The Spanish department of culture unveiled the results on the same day the Spanish government announced a rise in VAT on cinema tickets.
The same day the Spanish government announced an enormous budget cut of public spend and higher taxes, the department of culture announced a decline of 2% in admissions in 2011 compared with 2010. 98.34 million tickets were sold, 60 million viewers less than in 2001 when figures reached their peak since the beginning of the decade with 146 million tickets sold. According to Rentrak, 2012 is not faring any better, with a loss of 12% in admissions in the first quarter.
However Spanish market share increased in 2011 to 15.59%, 3% more than in than in 2010, thanks partly to the success of Torrente 4, the highest grossing film of the year with $23.5m.

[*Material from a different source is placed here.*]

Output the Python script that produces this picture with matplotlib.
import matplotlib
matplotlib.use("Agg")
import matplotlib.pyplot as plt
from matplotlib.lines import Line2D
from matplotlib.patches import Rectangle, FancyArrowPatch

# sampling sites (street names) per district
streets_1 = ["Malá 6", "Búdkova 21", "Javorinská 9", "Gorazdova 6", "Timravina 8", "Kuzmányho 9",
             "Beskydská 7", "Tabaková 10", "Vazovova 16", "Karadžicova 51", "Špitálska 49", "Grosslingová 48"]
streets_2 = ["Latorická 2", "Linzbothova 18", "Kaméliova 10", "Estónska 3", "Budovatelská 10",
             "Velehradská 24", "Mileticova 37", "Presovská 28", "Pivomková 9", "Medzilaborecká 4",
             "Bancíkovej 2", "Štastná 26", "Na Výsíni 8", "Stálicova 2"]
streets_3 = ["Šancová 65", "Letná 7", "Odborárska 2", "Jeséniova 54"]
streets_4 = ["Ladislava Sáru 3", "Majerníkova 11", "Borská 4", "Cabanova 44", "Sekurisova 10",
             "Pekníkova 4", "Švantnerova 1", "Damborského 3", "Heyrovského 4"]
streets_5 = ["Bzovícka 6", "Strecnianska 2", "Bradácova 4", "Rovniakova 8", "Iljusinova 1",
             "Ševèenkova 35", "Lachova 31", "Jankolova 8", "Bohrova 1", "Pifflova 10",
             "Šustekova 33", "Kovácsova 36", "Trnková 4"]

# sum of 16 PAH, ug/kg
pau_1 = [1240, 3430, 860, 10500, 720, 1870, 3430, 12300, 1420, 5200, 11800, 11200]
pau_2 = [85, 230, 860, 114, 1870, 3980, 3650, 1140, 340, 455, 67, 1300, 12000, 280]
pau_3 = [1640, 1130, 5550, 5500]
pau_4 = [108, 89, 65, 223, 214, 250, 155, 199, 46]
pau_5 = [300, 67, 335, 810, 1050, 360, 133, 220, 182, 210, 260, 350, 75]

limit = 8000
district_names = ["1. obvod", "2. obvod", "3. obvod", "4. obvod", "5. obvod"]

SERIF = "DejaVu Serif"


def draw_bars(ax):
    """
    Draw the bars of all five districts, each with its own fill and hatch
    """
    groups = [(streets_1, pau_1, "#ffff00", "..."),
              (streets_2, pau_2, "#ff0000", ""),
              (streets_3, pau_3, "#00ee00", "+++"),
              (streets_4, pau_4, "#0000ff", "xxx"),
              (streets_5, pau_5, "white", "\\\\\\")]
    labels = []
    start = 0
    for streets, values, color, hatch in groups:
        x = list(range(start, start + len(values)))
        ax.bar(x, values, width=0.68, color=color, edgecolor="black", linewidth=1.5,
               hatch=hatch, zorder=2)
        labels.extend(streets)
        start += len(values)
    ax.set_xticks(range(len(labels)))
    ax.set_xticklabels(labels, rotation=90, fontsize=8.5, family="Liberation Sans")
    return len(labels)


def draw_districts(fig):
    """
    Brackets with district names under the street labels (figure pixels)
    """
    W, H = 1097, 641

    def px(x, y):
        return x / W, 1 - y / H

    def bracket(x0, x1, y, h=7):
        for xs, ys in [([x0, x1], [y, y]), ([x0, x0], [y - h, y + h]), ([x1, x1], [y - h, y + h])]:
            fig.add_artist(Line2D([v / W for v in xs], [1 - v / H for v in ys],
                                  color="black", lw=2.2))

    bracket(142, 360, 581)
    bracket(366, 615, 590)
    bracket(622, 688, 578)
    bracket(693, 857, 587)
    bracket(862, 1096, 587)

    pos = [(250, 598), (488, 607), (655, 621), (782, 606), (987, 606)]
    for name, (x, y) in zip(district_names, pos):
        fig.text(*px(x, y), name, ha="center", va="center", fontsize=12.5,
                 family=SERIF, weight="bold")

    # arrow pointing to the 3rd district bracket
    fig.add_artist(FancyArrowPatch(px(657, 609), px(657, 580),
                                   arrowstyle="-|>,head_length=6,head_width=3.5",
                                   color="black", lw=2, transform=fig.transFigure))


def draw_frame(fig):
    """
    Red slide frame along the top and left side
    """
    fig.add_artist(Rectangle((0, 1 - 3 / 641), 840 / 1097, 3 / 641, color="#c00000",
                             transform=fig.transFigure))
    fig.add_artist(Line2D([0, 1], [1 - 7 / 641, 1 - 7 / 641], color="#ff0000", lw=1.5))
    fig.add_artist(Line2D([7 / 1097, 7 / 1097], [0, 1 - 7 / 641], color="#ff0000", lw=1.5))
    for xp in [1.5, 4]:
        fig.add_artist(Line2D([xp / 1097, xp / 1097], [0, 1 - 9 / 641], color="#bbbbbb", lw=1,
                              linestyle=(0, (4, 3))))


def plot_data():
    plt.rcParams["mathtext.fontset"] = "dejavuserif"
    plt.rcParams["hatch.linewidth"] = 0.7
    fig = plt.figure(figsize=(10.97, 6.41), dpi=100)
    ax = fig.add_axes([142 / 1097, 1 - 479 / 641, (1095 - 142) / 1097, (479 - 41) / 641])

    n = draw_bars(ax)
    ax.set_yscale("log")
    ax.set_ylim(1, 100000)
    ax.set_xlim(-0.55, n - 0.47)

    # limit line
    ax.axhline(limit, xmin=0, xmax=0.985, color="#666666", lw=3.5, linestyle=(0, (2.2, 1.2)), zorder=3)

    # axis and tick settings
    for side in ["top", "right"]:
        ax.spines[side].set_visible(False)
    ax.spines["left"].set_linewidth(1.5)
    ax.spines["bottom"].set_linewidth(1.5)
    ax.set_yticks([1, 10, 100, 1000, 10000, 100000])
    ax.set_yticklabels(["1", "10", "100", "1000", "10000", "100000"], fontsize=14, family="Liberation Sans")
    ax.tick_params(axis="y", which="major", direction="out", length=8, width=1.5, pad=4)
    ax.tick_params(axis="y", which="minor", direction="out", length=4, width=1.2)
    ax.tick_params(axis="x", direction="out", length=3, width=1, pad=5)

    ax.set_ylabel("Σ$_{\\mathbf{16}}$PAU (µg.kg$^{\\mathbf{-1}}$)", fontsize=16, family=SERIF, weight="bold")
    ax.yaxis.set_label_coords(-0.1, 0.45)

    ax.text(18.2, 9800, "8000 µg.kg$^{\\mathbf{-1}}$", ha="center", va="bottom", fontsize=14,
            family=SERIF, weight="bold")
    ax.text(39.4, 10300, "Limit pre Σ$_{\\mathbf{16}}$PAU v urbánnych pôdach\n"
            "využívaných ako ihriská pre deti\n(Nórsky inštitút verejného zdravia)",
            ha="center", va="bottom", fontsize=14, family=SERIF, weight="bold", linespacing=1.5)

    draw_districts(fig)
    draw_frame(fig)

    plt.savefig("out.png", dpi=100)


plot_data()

Other Spanish success stories included Spanish co-production Midnight in Paris ($9.7m), Brain Drain 2 ($6.1m), The Skin I Live In ($5.5m), No Rest for the Wicked ($4.9m), Also theRain ($4.8m) and Cousinhood ($4.3m).

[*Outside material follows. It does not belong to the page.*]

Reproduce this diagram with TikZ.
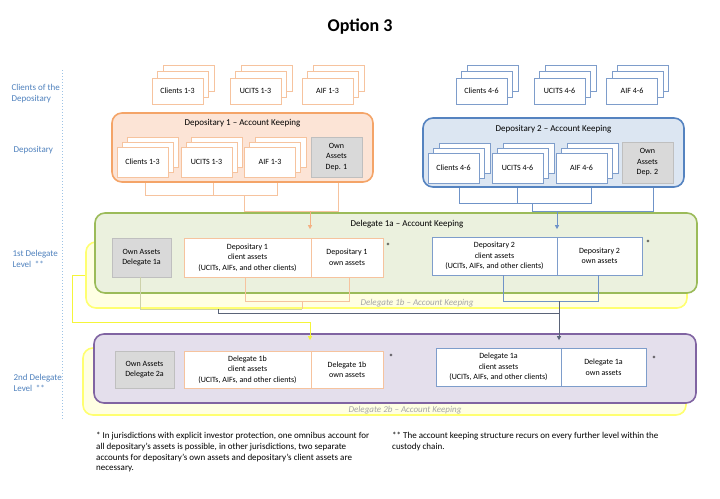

Hollywood films enjoyed a 69% market share in Spain in 2011, with the only non US films in the top 25 being Harry Potter and the Deathly Hallows 2 ($23m), The King’s Speech ($12.2m) and Torrente 4. The most watched foreign films were Pirates of the Caribbean: On Stranger Tides ($23m), the last installment of the Twilight saga ($23.05m), Tintin and the Secret of the Unicorn (21.5), Puss with Boots ($17.1m) and Planet of the Apes ($17m).
The top distributor in Spain in 2011 was Warner Bros, taking $130m followed by Paramount Spain ($104m), Sony ($90m), Hispano Fox Film ($88m), Walt Disney ($82m), Universal ($69.5m), Aurum ($69m), Alta Classics ($29.2m), DeaPlaneta ($27.5m) and TriPictures ($23.9m).
Meanwhile, the new anti crisis plan announced by the Government today is expected to have an immediate effect on cinemas, with VAT on tickets increasing from 8% to 21%.
Pedro Pérez, president of the FAPAE, has asked the industry to assume the loss of money and not increase prices: “I think that cinema goers should not pay for that”.
The FECE, the association of exhibitors that represents 80% of business, said in a statement that the rise was a “a big mistake for the cinema industry and one more step to the closing of cinemas. The biggest problem in Spain is the destruction of its companies to a point that will be difficult to restitute in the future”.
The FECE also attacked the government for not putting the anti piracy act, active since spring, into effect more strongly, saying that it is not confronting “disloyal competence”. It concludes that the V.A.T. increase will lead to the “stagnation or disappearance of many companies”.